You are currently viewing Grupo Bimbo hints at more price hikes as runaway inflation expected to hammer bottom line

Mexico’s annual inflation reached a 21-year high in March, with consumer pricing rising by 7.45% from a year earlier, above the estimate of 7.38%. The country’s central bank, Banxico, said inflation would peak in the first quarter, then slow to 5.5% by the year’s end. However, this is still way above its target of 3%.

Rising inflation has become a political headache for President Andres Manuel Lopez Obrador, who said earlier this week the government is working on a plan to control the price rises on food.

Bimbo said it has had preliminary talks with the government about bread prices, but CEO Daniel Servitje confirmed on a conference call with analysts that it is considering more price increases to offset spiking costs.

Record levels of Q1 sales

Despite the mounting challenges, Grupo Bimbo posted a 17.8% increase in sales to 93.32 billion pesos ($4.5bn).

In Mexico, sales improved by 19.5%, attributable to volume growth, favourable product mix, and price increases, while in Latin America as a whole, net sales (excluding the FX effect) increased 25.1%.
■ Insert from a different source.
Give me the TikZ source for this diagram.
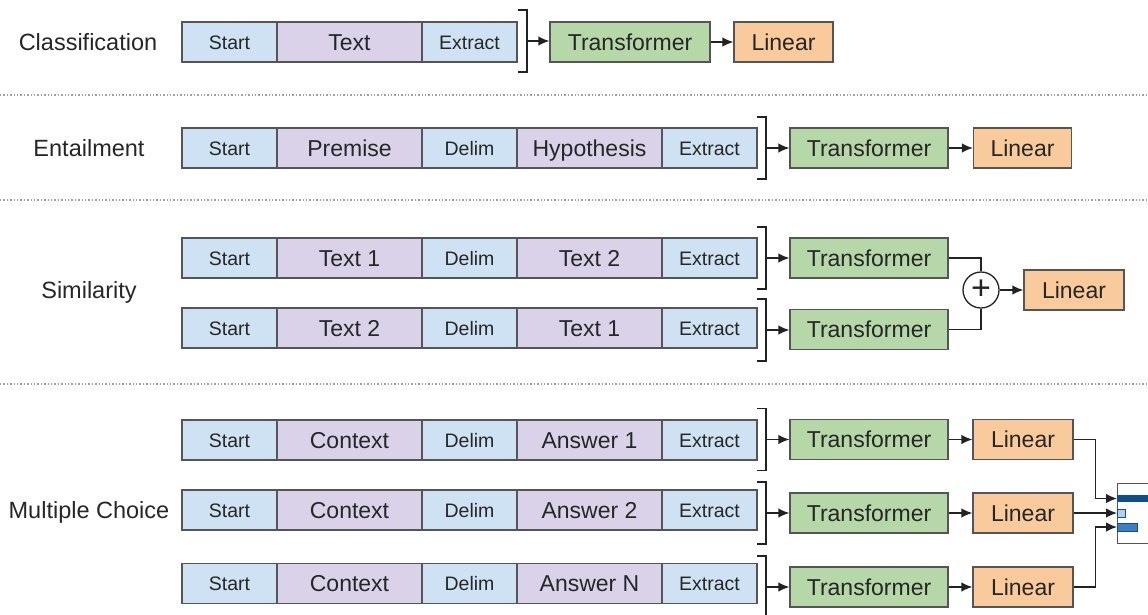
\documentclass[tikz,border=0pt]{standalone}
\usepackage{fontspec}
\setmainfont{Liberation Sans}
\usetikzlibrary{arrows.meta}

\definecolor{segblue}{HTML}{CFE2F3}
\definecolor{segpurple}{HTML}{D9D2E9}
\definecolor{tfgreen}{HTML}{B6D7A8}
\definecolor{linorange}{HTML}{F9CB9C}
\definecolor{boxline}{HTML}{555555}
\definecolor{txt}{HTML}{262626}
\definecolor{conn}{HTML}{222222}
\definecolor{sepgray}{HTML}{A0A0A0}
\definecolor{bardark}{HTML}{0E4F8B}
\definecolor{barmid}{HTML}{3D7EC4}
\definecolor{barlight}{HTML}{B4D0EE}

\tikzset{
  box/.style={draw=boxline, line width=1.3pt, inner sep=0pt, minimum height=40pt, text=txt},
  small/.style={font=\fontsize{19.5}{22}\selectfont, text height=14pt, text depth=0pt},
  large/.style={font=\fontsize{23}{26}\selectfont, text height=16.5pt, text depth=0pt},
  segb/.style={box, small, fill=segblue, minimum width=95pt},
  segp/.style={box, large, fill=segpurple, minimum width=145pt},
  tf/.style={box, large, fill=tfgreen, minimum width=158pt},
  lin/.style={box, large, fill=linorange, minimum width=98pt},
  task/.style={font=\fontsize{23.5}{26}\selectfont, text=txt, text height=17pt, text depth=0pt},
  arr/.style={draw=conn, line width=1.3pt, -{Latex[length=11pt,width=9.5pt]}},
  wire/.style={draw=conn, line width=1.3pt},
  sep/.style={draw=sepgray, line width=1.4pt, dash pattern=on 1.4pt off 2pt},
  bar/.style={inner sep=0pt, anchor=west},
}

% one input sequence: Start | A | Delim | B | Extract
\newcommand\fivebox[4]{%
  \node[segb] (#1-s) at (229.5,#2) {Start};
  \node[segp] (#1-a) at (349.5,#2) {#3};
  \node[segb] (#1-d) at (469.5,#2) {Delim};
  \node[segp] (#1-b) at (589.5,#2) {#4};
  \node[segb] (#1-e) at (709.5,#2) {Extract};
}
% closing bracket after a sequence, with a named point for the outgoing arrow
\newcommand\brk[3]{%
  \coordinate (#1) at (#2,#3);
  \draw[wire] (#2-9,#3-31) -- (#2,#3-31) -- (#2,#3+31) -- (#2-9,#3+31);
}

\begin{document}
\begin{tikzpicture}[x=1pt,y=-1pt]
\useasboundingbox (0,0) rectangle (1148,614);
\clip (0,0) rectangle (1148,614);

% separators
\draw[sep] (0,95) -- (1148,95);
\draw[sep] (0,200) -- (1148,200);
\draw[sep] (0,384) -- (1148,384);

% Classification
\node[task] (c-lab) at (88,42) {Classification};
\node[segb] (c-s) at (229.5,42) {Start};
\node[segp] (c-t) at (349.5,42) {Text};
\node[segb] (c-e) at (469.5,42) {Extract};
\brk{c-br}{527}{41}
\node[tf, minimum width=160pt] (c-tf) at (630,42) {Transformer};
\node[lin, minimum width=99pt] (c-lin) at (783.5,42) {Linear};
\draw[arr] (c-br) -- (c-br -| c-tf.west);
\draw[arr] (c-tf) -- (c-lin);

% Entailment
\node[task] (e-lab) at (89,148) {Entailment};
\fivebox{e}{148}{Premise}{Hypothesis}
\brk{e-br}{766}{148}
\node[tf] (e-tf) at (869,148) {Transformer};
\node[lin] (e-lin) at (1022.5,148) {Linear};
\draw[arr] (e-br) -- (e-tf);
\draw[arr] (e-tf) -- (e-lin);

% Similarity
\node[task] (s-lab) at (89,290) {Similarity};
\fivebox{s1}{258}{Text 1}{Text 2}
\fivebox{s2}{328}{Text 2}{Text 1}
\brk{s1-br}{766}{258}
\brk{s2-br}{766}{330}
\node[tf] (s1-tf) at (869,258) {Transformer};
\node[tf] (s2-tf) at (869,329.5) {Transformer};
\node[draw=conn, line width=1.3pt, circle, minimum size=36pt, inner sep=0pt, fill=white,
      font=\fontsize{34}{34}\selectfont, text=conn] (plus) at (981,290) {\raisebox{1.5pt}{+}};
\node[lin, minimum width=100pt] (s-lin) at (1074,290) {Linear};
\draw[arr] (s1-br) -- (s1-br -| s1-tf.west);
\draw[arr] (s2-br) -- (s2-br -| s2-tf.west);
\draw[wire] (s1-tf.east) -| (plus.north);
\draw[wire] (s2-tf.east) -| (plus.south);
\draw[arr] (plus) -- (s-lin);

% Multiple Choice
\node[task] (m-lab) at (89,510) {Multiple Choice};
\fivebox{m1}{440}{Context}{Answer 1}
\fivebox{m2}{510}{Context}{Answer 2}
\fivebox{m3}{583.5}{Context}{Answer N}
\brk{m1-br}{766}{439.5}
\brk{m2-br}{766}{513}
\brk{m3-br}{766}{587}
\node[tf] (m1-tf) at (869,439.5) {Transformer};
\node[tf] (m2-tf) at (869,513) {Transformer};
\node[tf] (m3-tf) at (869,587) {Transformer};
\node[lin, minimum width=100pt] (m1-lin) at (1023,439.5) {Linear};
\node[lin, minimum width=100pt] (m2-lin) at (1023,513) {Linear};
\node[lin, minimum width=100pt] (m3-lin) at (1023,587) {Linear};
\foreach \r in {m1,m2,m3}{
  \draw[arr] (\r-br) -- (\r-tf);
  \draw[arr] (\r-tf) -- (\r-lin);
}

% scores over the choices
\node[draw=boxline, line width=1.3pt, fill=white, minimum width=60pt, minimum height=60pt,
      inner sep=0pt, anchor=north west] (out) at (1117,483) {};
\node[bar, fill=bardark, minimum width=40pt, minimum height=7pt] (b1) at (1117,498.5) {};
\node[bar, fill=barlight, draw=bardark, line width=0.9pt, minimum width=8pt, minimum height=8pt] (b2) at (1117,513) {};
\node[bar, fill=barmid, draw=bardark, line width=0.6pt, minimum width=20pt, minimum height=8pt] (b3) at (1117,527) {};
\draw[arr] (m1-lin.east) -- ++(22,0) |- (b1.west);
\draw[arr] (m2-lin.east) -- (b2.west);
\draw[arr] (m3-lin.east) -- ++(22,0) |- (b3.west);
\end{tikzpicture}
\end{document}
North America saw net sales growing 18.8% in dollar terms. EAA reported a 21.1% increase, in part driven by the contribution from the acquisition of Modern Foods and Kitty Bread in India.

“We had a very strong start in the year, [reaching] record level of sales for our first quarter and gaining market share in several categories,”​ said Servitje.

He noted Bimbo’s salty snacks, buns and rolls, snack cakes, pastries and confectionery categories outperformed, along with its QSR business and performance in Mexico and Latin America.